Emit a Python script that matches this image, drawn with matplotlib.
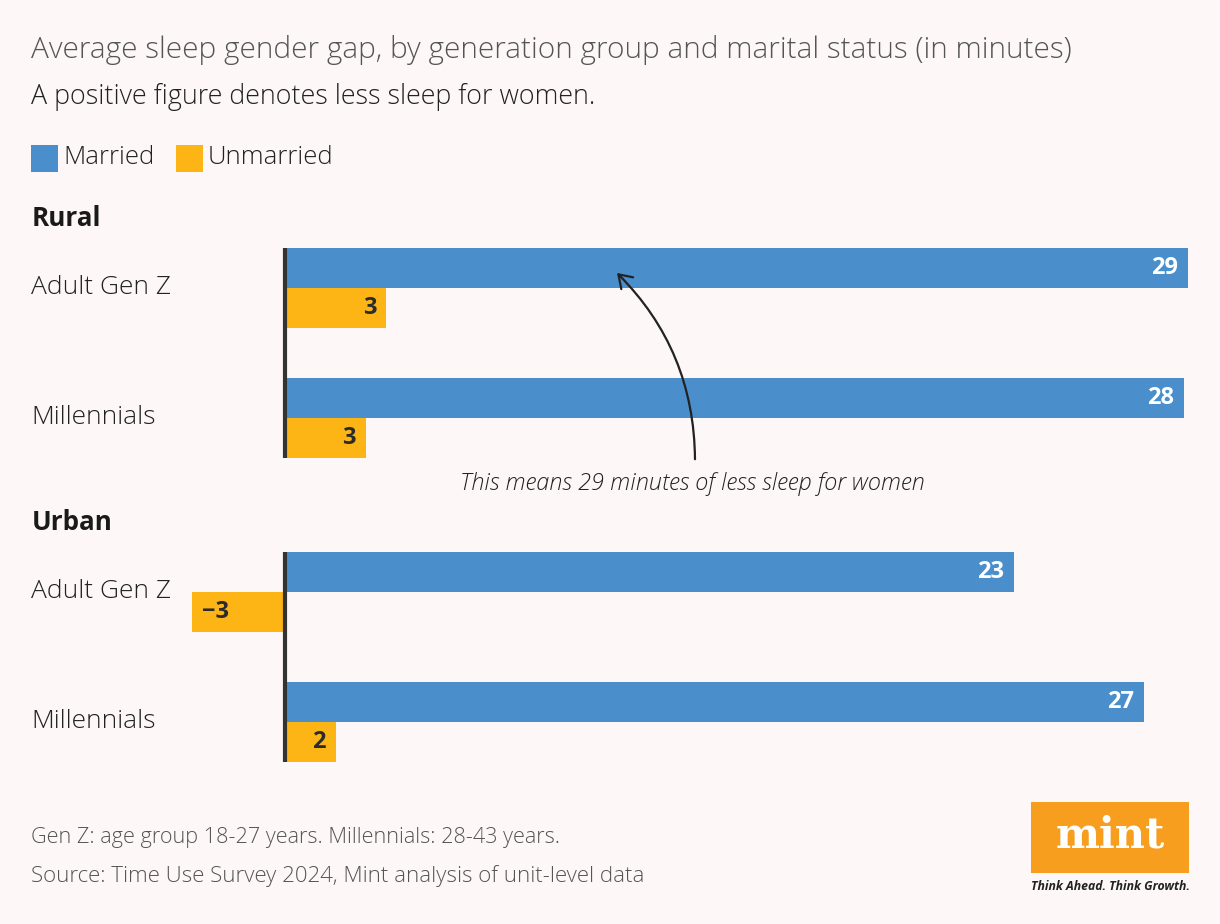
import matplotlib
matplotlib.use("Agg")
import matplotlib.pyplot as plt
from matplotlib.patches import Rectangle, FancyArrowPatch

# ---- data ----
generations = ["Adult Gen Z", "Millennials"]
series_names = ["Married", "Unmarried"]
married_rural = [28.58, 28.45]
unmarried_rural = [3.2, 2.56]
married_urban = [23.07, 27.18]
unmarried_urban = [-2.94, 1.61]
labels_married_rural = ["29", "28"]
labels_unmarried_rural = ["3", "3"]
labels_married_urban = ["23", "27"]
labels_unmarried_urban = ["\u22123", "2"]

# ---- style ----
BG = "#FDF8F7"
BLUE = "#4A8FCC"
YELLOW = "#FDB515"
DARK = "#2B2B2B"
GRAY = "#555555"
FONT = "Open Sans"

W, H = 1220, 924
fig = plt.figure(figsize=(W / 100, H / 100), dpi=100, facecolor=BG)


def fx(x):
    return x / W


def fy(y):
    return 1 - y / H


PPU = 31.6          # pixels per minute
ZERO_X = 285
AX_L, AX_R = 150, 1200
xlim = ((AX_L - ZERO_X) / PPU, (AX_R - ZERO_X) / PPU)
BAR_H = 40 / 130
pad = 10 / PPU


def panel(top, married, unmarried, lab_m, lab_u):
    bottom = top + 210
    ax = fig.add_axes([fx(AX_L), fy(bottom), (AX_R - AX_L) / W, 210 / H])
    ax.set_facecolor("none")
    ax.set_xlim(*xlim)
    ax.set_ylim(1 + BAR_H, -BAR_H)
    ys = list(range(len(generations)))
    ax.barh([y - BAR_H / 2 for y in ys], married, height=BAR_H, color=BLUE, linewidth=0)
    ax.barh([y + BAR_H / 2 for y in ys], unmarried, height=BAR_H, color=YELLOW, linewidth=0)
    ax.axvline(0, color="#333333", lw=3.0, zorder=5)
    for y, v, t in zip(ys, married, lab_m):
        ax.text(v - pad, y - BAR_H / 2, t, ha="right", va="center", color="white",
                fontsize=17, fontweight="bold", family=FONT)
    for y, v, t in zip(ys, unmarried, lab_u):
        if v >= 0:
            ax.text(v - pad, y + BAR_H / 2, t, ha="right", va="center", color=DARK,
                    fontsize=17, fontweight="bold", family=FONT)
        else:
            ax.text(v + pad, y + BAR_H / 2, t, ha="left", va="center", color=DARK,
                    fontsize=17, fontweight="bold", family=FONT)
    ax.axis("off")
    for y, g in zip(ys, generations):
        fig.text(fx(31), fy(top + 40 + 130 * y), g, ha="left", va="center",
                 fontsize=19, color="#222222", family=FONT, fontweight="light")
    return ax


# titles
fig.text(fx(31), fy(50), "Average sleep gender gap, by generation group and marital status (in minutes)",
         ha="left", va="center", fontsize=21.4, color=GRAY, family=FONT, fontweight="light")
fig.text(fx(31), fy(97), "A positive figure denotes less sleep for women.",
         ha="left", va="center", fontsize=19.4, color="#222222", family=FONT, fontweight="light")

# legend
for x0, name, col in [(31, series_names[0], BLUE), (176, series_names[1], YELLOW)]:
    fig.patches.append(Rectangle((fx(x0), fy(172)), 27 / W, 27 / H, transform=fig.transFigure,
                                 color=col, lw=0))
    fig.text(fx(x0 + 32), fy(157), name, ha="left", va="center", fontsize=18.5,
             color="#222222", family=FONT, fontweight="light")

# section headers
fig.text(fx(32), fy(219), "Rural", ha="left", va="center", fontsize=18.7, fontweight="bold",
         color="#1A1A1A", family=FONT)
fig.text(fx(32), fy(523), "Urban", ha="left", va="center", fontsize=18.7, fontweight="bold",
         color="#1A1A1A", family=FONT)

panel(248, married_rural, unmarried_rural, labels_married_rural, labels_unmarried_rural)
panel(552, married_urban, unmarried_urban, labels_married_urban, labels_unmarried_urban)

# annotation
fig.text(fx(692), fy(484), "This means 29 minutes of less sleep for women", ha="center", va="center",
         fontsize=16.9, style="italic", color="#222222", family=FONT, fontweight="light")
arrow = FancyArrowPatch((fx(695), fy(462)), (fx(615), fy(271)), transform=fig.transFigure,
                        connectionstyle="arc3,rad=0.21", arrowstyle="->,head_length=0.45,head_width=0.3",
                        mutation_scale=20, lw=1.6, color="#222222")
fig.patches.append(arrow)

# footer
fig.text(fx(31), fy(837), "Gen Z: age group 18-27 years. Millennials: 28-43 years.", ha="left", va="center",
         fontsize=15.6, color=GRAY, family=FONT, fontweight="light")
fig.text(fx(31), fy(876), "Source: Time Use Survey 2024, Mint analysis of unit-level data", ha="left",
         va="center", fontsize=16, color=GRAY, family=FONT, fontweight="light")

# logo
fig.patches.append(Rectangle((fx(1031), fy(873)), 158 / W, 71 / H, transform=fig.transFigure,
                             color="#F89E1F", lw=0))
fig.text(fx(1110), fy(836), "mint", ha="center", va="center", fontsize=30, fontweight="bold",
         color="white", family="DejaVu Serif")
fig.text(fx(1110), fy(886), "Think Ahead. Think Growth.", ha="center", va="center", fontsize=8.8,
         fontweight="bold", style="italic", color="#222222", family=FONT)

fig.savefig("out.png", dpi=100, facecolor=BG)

■ EXERCISE OBJECTIVE: Keep every word of the data as it is when you write it out, but drop the pictures.

■ EXPECTED OUTPUT:
Emit a Python script that matches this image, drawn with matplotlib.
import matplotlib
matplotlib.use("Agg")
import matplotlib.pyplot as plt
from matplotlib.patches import Rectangle, FancyArrowPatch

# ---- data ----
generations = ["Adult Gen Z", "Millennials"]
series_names = ["Married", "Unmarried"]
married_rural = [28.58, 28.45]
unmarried_rural = [3.2, 2.56]
married_urban = [23.07, 27.18]
unmarried_urban = [-2.94, 1.61]
labels_married_rural = ["29", "28"]
labels_unmarried_rural = ["3", "3"]
labels_married_urban = ["23", "27"]
labels_unmarried_urban = ["\u22123", "2"]

# ---- style ----
BG = "#FDF8F7"
BLUE = "#4A8FCC"
YELLOW = "#FDB515"
DARK = "#2B2B2B"
GRAY = "#555555"
FONT = "Open Sans"

W, H = 1220, 924
fig = plt.figure(figsize=(W / 100, H / 100), dpi=100, facecolor=BG)


def fx(x):
    return x / W


def fy(y):
    return 1 - y / H


PPU = 31.6          # pixels per minute
ZERO_X = 285
AX_L, AX_R = 150, 1200
xlim = ((AX_L - ZERO_X) / PPU, (AX_R - ZERO_X) / PPU)
BAR_H = 40 / 130
pad = 10 / PPU


def panel(top, married, unmarried, lab_m, lab_u):
    bottom = top + 210
    ax = fig.add_axes([fx(AX_L), fy(bottom), (AX_R - AX_L) / W, 210 / H])
    ax.set_facecolor("none")
    ax.set_xlim(*xlim)
    ax.set_ylim(1 + BAR_H, -BAR_H)
    ys = list(range(len(generations)))
    ax.barh([y - BAR_H / 2 for y in ys], married, height=BAR_H, color=BLUE, linewidth=0)
    ax.barh([y + BAR_H / 2 for y in ys], unmarried, height=BAR_H, color=YELLOW, linewidth=0)
    ax.axvline(0, color="#333333", lw=3.0, zorder=5)
    for y, v, t in zip(ys, married, lab_m):
        ax.text(v - pad, y - BAR_H / 2, t, ha="right", va="center", color="white",
                fontsize=17, fontweight="bold", family=FONT)
    for y, v, t in zip(ys, unmarried, lab_u):
        if v >= 0:
            ax.text(v - pad, y + BAR_H / 2, t, ha="right", va="center", color=DARK,
                    fontsize=17, fontweight="bold", family=FONT)
        else:
            ax.text(v + pad, y + BAR_H / 2, t, ha="left", va="center", color=DARK,
                    fontsize=17, fontweight="bold", family=FONT)
    ax.axis("off")
    for y, g in zip(ys, generations):
        fig.text(fx(31), fy(top + 40 + 130 * y), g, ha="left", va="center",
                 fontsize=19, color="#222222", family=FONT, fontweight="light")
    return ax


# titles
fig.text(fx(31), fy(50), "Average sleep gender gap, by generation group and marital status (in minutes)",
         ha="left", va="center", fontsize=21.4, color=GRAY, family=FONT, fontweight="light")
fig.text(fx(31), fy(97), "A positive figure denotes less sleep for women.",
         ha="left", va="center", fontsize=19.4, color="#222222", family=FONT, fontweight="light")

# legend
for x0, name, col in [(31, series_names[0], BLUE), (176, series_names[1], YELLOW)]:
    fig.patches.append(Rectangle((fx(x0), fy(172)), 27 / W, 27 / H, transform=fig.transFigure,
                                 color=col, lw=0))
    fig.text(fx(x0 + 32), fy(157), name, ha="left", va="center", fontsize=18.5,
             color="#222222", family=FONT, fontweight="light")

# section headers
fig.text(fx(32), fy(219), "Rural", ha="left", va="center", fontsize=18.7, fontweight="bold",
         color="#1A1A1A", family=FONT)
fig.text(fx(32), fy(523), "Urban", ha="left", va="center", fontsize=18.7, fontweight="bold",
         color="#1A1A1A", family=FONT)

panel(248, married_rural, unmarried_rural, labels_married_rural, labels_unmarried_rural)
panel(552, married_urban, unmarried_urban, labels_married_urban, labels_unmarried_urban)

# annotation
fig.text(fx(692), fy(484), "This means 29 minutes of less sleep for women", ha="center", va="center",
         fontsize=16.9, style="italic", color="#222222", family=FONT, fontweight="light")
arrow = FancyArrowPatch((fx(695), fy(462)), (fx(615), fy(271)), transform=fig.transFigure,
                        connectionstyle="arc3,rad=0.21", arrowstyle="->,head_length=0.45,head_width=0.3",
                        mutation_scale=20, lw=1.6, color="#222222")
fig.patches.append(arrow)

# footer
fig.text(fx(31), fy(837), "Gen Z: age group 18-27 years. Millennials: 28-43 years.", ha="left", va="center",
         fontsize=15.6, color=GRAY, family=FONT, fontweight="light")
fig.text(fx(31), fy(876), "Source: Time Use Survey 2024, Mint analysis of unit-level data", ha="left",
         va="center", fontsize=16, color=GRAY, family=FONT, fontweight="light")

# logo
fig.patches.append(Rectangle((fx(1031), fy(873)), 158 / W, 71 / H, transform=fig.transFigure,
                             color="#F89E1F", lw=0))
fig.text(fx(1110), fy(836), "mint", ha="center", va="center", fontsize=30, fontweight="bold",
         color="white", family="DejaVu Serif")
fig.text(fx(1110), fy(886), "Think Ahead. Think Growth.", ha="center", va="center", fontsize=8.8,
         fontweight="bold", style="italic", color="#222222", family=FONT)

fig.savefig("out.png", dpi=100, facecolor=BG)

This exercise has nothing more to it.